DATA LINES:
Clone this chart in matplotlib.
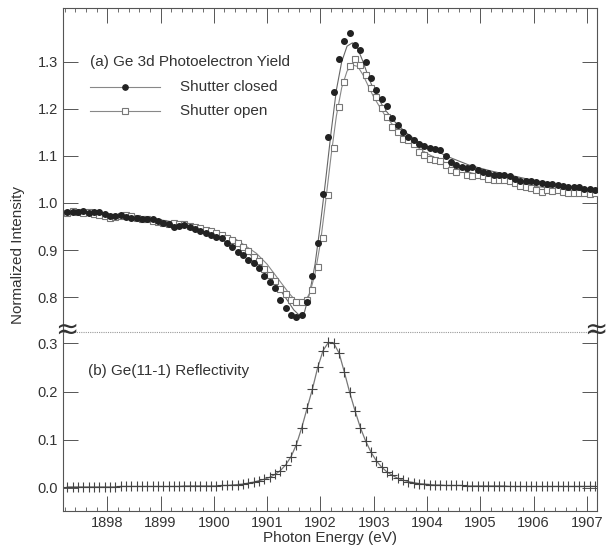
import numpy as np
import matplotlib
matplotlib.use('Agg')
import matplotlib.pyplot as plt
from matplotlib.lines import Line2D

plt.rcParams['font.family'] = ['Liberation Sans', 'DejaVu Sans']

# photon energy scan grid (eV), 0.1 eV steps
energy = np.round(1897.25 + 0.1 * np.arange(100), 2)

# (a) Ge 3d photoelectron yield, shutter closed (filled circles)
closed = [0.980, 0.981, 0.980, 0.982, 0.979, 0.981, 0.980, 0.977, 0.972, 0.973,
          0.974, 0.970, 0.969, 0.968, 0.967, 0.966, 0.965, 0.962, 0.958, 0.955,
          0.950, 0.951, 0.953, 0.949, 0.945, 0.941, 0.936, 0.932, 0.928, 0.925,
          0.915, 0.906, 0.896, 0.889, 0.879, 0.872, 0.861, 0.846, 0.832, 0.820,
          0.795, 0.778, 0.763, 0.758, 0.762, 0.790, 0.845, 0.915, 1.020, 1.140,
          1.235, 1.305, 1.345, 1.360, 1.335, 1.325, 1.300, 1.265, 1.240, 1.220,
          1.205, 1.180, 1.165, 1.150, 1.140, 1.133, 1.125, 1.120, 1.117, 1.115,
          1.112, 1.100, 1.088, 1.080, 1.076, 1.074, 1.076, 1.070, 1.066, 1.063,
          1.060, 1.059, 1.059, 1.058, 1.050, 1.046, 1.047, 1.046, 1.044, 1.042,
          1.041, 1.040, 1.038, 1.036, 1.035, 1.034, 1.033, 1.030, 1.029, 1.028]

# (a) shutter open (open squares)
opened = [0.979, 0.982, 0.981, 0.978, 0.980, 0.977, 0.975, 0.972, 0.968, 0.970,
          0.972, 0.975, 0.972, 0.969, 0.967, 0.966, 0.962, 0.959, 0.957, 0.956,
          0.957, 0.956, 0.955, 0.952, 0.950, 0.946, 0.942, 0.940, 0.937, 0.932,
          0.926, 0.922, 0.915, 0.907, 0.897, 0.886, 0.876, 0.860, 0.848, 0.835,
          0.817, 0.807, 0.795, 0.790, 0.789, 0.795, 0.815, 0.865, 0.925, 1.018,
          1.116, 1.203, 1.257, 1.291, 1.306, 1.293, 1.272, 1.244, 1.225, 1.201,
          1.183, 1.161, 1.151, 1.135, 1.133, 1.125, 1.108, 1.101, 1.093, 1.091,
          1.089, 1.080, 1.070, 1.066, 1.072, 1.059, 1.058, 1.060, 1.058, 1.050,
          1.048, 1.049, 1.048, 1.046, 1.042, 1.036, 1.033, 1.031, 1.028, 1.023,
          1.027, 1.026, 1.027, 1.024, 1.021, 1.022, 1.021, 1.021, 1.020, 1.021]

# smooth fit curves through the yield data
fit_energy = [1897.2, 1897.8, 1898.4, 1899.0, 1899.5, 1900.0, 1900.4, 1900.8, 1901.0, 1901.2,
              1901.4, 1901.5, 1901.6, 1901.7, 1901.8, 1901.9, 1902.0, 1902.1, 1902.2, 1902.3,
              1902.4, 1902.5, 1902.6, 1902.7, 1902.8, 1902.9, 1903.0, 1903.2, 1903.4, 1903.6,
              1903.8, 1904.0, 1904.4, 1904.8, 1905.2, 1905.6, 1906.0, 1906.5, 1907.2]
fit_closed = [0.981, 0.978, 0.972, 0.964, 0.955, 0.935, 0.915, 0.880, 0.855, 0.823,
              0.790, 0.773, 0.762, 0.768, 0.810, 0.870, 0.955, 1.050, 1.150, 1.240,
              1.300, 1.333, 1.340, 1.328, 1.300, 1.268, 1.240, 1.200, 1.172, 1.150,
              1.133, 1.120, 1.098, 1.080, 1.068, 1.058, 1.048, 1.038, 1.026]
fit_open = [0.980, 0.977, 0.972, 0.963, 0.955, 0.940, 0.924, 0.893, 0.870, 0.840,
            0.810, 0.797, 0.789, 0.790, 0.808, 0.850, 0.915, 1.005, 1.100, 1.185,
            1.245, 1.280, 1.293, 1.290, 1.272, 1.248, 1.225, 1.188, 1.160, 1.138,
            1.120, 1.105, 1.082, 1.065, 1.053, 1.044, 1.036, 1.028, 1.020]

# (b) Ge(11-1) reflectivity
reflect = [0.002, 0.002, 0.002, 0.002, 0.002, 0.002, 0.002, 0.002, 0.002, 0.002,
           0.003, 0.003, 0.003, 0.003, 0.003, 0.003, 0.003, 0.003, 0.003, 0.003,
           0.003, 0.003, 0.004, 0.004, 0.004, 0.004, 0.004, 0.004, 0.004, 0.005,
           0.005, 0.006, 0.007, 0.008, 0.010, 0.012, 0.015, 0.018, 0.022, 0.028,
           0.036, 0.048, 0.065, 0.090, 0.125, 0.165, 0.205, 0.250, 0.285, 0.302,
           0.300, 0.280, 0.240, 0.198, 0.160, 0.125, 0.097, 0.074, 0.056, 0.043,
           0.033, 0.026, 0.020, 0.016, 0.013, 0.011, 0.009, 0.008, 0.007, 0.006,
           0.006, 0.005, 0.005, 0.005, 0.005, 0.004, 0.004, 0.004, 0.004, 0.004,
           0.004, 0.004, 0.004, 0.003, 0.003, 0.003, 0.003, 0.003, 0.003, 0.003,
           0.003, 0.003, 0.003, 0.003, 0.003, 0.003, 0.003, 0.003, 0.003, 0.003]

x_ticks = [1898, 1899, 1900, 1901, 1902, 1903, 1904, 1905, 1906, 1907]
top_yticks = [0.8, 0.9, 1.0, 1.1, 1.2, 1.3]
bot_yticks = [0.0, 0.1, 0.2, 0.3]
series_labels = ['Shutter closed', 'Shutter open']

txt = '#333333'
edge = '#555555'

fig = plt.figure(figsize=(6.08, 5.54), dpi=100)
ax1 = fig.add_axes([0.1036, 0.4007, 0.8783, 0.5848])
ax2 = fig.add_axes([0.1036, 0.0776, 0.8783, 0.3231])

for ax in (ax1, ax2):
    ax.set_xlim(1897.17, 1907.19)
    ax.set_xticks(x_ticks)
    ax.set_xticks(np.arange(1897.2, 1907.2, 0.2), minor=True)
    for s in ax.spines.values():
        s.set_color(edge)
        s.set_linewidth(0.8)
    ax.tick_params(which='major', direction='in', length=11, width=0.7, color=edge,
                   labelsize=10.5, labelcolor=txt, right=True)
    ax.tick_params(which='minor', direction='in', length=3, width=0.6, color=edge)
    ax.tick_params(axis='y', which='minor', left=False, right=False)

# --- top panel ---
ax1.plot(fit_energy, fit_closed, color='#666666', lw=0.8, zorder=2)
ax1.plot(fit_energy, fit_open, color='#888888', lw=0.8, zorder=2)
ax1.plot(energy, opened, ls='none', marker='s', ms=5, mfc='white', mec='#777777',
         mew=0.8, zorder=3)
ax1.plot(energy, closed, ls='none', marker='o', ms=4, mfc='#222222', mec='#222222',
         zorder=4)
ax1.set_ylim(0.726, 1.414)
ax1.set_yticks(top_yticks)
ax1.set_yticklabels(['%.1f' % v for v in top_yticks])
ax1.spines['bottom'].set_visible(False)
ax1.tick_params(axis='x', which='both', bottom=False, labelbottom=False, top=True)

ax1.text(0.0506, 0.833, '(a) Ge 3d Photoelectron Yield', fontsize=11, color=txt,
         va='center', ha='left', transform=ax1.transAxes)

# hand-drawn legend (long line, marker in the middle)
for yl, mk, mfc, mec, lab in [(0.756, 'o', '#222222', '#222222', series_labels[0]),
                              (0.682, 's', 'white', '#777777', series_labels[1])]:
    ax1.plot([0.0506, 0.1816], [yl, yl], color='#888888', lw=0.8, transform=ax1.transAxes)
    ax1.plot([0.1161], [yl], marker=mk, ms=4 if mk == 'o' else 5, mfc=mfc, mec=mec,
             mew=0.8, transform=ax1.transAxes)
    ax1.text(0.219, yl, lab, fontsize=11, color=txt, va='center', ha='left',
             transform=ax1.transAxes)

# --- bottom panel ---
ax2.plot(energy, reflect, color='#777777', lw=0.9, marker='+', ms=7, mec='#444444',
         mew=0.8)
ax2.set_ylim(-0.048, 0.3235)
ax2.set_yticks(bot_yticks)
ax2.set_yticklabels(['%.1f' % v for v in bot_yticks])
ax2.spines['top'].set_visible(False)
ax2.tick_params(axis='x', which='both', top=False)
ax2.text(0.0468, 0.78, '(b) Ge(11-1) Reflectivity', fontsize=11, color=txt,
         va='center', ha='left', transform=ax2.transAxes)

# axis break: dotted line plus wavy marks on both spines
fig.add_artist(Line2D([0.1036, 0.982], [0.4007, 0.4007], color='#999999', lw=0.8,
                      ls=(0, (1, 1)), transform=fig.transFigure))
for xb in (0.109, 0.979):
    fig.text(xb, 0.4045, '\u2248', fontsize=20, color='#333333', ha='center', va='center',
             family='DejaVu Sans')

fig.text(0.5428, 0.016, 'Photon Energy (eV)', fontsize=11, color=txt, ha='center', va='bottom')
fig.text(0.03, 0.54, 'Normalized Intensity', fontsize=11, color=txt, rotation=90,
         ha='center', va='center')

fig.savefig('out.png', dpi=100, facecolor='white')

TASK INSTRUCTIONS:
Skip every picture and return the lines above from the top through the one that contains "1.030, 1.029, 1.028]".

WRITTEN RESPONSE:
Clone this chart in matplotlib.
import numpy as np
import matplotlib
matplotlib.use('Agg')
import matplotlib.pyplot as plt
from matplotlib.lines import Line2D

plt.rcParams['font.family'] = ['Liberation Sans', 'DejaVu Sans']

# photon energy scan grid (eV), 0.1 eV steps
energy = np.round(1897.25 + 0.1 * np.arange(100), 2)

# (a) Ge 3d photoelectron yield, shutter closed (filled circles)
closed = [0.980, 0.981, 0.980, 0.982, 0.979, 0.981, 0.980, 0.977, 0.972, 0.973,
          0.974, 0.970, 0.969, 0.968, 0.967, 0.966, 0.965, 0.962, 0.958, 0.955,
          0.950, 0.951, 0.953, 0.949, 0.945, 0.941, 0.936, 0.932, 0.928, 0.925,
          0.915, 0.906, 0.896, 0.889, 0.879, 0.872, 0.861, 0.846, 0.832, 0.820,
          0.795, 0.778, 0.763, 0.758, 0.762, 0.790, 0.845, 0.915, 1.020, 1.140,
          1.235, 1.305, 1.345, 1.360, 1.335, 1.325, 1.300, 1.265, 1.240, 1.220,
          1.205, 1.180, 1.165, 1.150, 1.140, 1.133, 1.125, 1.120, 1.117, 1.115,
          1.112, 1.100, 1.088, 1.080, 1.076, 1.074, 1.076, 1.070, 1.066, 1.063,
          1.060, 1.059, 1.059, 1.058, 1.050, 1.046, 1.047, 1.046, 1.044, 1.042,
          1.041, 1.040, 1.038, 1.036, 1.035, 1.034, 1.033, 1.030, 1.029, 1.028]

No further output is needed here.